## AIM OF THE TASK
Exactly as written, write out the lines below from the first to the one containing "plt.rcParams['font.family'] = ['Lato', 'DejaVu", inclusive. Pictures do not belong in the copy.

==========

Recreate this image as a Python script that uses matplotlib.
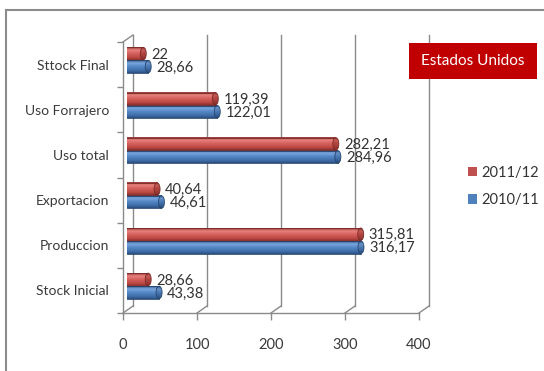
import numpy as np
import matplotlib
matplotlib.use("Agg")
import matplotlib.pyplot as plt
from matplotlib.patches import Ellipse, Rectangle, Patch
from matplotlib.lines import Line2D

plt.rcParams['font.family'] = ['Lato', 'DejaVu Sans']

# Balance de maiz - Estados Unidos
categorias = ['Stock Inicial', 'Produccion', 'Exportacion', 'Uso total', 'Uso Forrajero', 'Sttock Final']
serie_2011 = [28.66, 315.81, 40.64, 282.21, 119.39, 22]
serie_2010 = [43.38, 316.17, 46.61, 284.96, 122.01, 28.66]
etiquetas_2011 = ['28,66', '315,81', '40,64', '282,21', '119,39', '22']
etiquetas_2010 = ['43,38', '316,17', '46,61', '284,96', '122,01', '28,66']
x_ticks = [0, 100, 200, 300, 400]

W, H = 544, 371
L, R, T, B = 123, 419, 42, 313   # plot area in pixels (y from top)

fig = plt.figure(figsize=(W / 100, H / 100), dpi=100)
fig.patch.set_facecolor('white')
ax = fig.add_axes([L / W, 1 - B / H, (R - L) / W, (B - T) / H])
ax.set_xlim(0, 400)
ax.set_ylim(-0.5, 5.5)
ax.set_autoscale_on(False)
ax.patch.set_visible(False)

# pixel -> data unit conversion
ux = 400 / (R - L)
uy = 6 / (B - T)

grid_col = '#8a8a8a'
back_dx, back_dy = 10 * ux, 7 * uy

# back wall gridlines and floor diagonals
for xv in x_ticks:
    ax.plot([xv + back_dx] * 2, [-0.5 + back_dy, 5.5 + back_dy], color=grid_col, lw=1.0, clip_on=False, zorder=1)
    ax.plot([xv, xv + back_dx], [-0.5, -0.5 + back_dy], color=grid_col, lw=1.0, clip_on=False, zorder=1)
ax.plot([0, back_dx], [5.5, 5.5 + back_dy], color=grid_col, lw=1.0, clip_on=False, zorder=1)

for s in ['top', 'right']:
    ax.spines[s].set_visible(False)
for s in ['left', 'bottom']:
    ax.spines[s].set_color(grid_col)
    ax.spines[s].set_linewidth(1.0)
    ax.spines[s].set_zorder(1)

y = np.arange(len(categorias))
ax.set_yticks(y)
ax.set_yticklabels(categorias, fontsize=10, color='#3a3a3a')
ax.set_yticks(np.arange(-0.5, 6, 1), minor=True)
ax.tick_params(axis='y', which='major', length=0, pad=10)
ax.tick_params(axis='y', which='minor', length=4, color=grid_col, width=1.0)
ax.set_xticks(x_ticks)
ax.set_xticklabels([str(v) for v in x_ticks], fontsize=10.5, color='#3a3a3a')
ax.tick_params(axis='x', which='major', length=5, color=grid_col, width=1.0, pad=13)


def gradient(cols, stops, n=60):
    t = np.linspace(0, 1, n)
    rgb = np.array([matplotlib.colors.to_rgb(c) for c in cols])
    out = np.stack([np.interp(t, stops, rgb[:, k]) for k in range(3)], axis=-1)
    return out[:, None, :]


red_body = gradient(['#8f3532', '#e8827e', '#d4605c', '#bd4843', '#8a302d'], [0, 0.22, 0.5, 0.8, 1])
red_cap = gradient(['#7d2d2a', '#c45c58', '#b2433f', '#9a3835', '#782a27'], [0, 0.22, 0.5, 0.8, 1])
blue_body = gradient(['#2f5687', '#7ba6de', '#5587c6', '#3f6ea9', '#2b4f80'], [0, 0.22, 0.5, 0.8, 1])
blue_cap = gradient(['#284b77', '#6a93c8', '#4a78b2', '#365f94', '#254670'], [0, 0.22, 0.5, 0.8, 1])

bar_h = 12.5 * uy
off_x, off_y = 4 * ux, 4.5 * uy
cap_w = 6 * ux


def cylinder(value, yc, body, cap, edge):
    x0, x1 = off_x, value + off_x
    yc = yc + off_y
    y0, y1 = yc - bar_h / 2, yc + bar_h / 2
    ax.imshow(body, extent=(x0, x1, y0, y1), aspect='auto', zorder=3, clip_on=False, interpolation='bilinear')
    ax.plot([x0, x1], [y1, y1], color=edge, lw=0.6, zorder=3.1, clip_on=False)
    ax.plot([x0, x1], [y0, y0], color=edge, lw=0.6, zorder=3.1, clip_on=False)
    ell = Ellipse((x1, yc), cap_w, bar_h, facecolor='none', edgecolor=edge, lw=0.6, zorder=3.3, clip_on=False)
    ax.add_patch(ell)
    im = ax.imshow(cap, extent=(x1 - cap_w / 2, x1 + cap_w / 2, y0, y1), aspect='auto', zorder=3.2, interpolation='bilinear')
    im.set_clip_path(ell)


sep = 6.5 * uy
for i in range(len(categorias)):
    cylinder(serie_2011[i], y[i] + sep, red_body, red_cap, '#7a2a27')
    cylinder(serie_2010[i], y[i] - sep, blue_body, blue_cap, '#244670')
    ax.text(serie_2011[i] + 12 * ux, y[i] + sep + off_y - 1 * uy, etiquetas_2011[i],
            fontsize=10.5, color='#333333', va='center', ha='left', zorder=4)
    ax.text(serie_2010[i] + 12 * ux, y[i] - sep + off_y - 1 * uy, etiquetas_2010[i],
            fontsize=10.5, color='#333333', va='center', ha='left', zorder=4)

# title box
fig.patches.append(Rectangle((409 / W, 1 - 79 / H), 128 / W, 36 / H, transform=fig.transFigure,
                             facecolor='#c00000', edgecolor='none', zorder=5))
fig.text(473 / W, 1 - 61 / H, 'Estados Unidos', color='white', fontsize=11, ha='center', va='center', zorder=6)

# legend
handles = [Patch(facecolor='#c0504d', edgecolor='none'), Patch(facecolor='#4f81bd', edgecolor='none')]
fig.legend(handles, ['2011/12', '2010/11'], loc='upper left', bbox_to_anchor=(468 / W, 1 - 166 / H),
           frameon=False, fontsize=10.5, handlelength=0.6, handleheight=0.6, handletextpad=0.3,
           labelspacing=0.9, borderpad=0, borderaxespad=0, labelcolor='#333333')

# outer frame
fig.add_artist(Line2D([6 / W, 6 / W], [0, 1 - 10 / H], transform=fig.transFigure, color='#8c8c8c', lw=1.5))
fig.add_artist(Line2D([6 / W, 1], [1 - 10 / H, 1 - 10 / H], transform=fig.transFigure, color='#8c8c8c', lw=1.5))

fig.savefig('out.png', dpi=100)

==========

## EXERCISE RESULT
Recreate this image as a Python script that uses matplotlib.
import numpy as np
import matplotlib
matplotlib.use("Agg")
import matplotlib.pyplot as plt
from matplotlib.patches import Ellipse, Rectangle, Patch
from matplotlib.lines import Line2D

plt.rcParams['font.family'] = ['Lato', 'DejaVu Sans']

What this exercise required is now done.